Bucatini Carbonara.
Ingredients
Bucatini 1 pounds
4 egg yolk
parmesan or pecorino
bacon or guanciale or pancetta
1 slab of bacon per guest.
1/4 pound for 4 guests if you use guanciale
The top foto is guanciale Bucatini
the second is what it looks like.
Now bacon is what you know.
Pancetta is the Italian version of bacon
Guanciale is made from the pigs cheeks and jowl and is more pronounced in the taste, less fat but more meaty and delicate.
It is also salted already, so be light on the salt you add.
It also lasts forever as it is cured, so I keep it as an Emergency dish.
If I have nothing to eat, I make myself Bucatini Carbonara.
I always have eggs, I always have a pasta box around and the meat lasts a long time.
I live in the Italian neighborhood in San Francisco and I couldn't
find guanciale as our local butcher is not very authentic. I suggest you head over to the ferry building and get it there or order it online.

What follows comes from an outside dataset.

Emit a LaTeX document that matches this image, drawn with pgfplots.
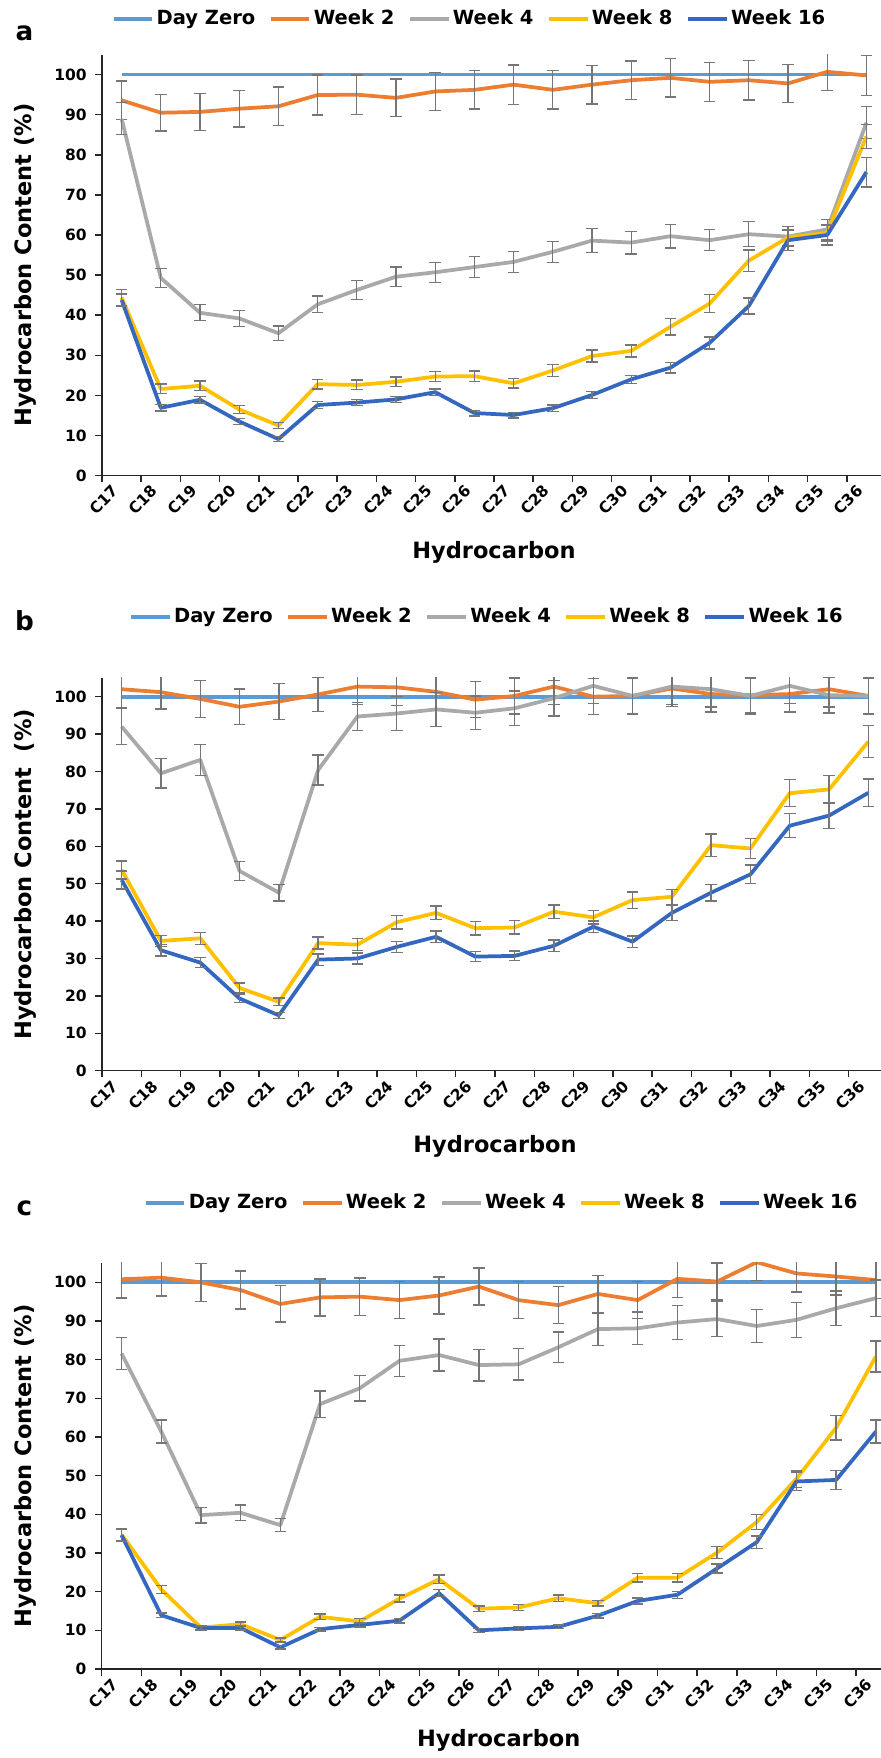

It is cured, so it will last you a long time and will travel very well.
Cooking
Throw the bucatini in the water.
They take 10 minutes or so.
In a plate, mix 4 egg yolk, in general it is an egg for guest.
I get rid of the white as it will coagulate quickly and you won't have
a sauce but instead you will have baked egg pasta.
{which is also nice}
Mix and add some pepper.
Leave it.
Take the bacon and chop it to small nice pieces.
The guanciale is a lump of meat so cut it to 1/2 cm size thickness and then cut it lengthwise and crosswise to have small pieces or I've also done 1/4 inch by 1 inch.
Render it in a little olive oil or if you use the bacon it should have a lot of fat so no need for more oil as the pasta is cooking.
Heat should be medium, you want the fat to bleed out
and you don't want them TOO crisp.
Change the heat based on the bacon/guanciale so it is rendered perfectly and matches when the bucatini is ready.
It takes 12 minutes for my stove, so I usually put the meat after 4 minutes.
Ok.
Keep 1 cup of pasta water.
Drain the bucatini.
throw them on the frying pan that has the bacon and mix
for a few seconds so the bacon fat coats the bucatini.
Remove from heat.
If you need to release the pieces of bacon from the frying pan toss some pasta water on them and mix.
When you are done you will have a pasta that is coated with bacon fat and maybe a little liquid from the pasta water.
Let it rest for 30 seconds and count.
Then throw the eggs on it and mix immediately.
Since the pasta has cooled a little and there is no heat
the eggs WON"T cook.
This is the key,
The goal here is to create a sauce with the eggs but NOT
an omelette if the eggs coagulated too much, then you need less heat next time.
That is it, throw some cheese on it and some pepper and you are all set.
By the way, because you are eating semi raw egg, I recommend you get a happy chicken egg, one that was pasture raised and free range.
You will be able to tell the difference.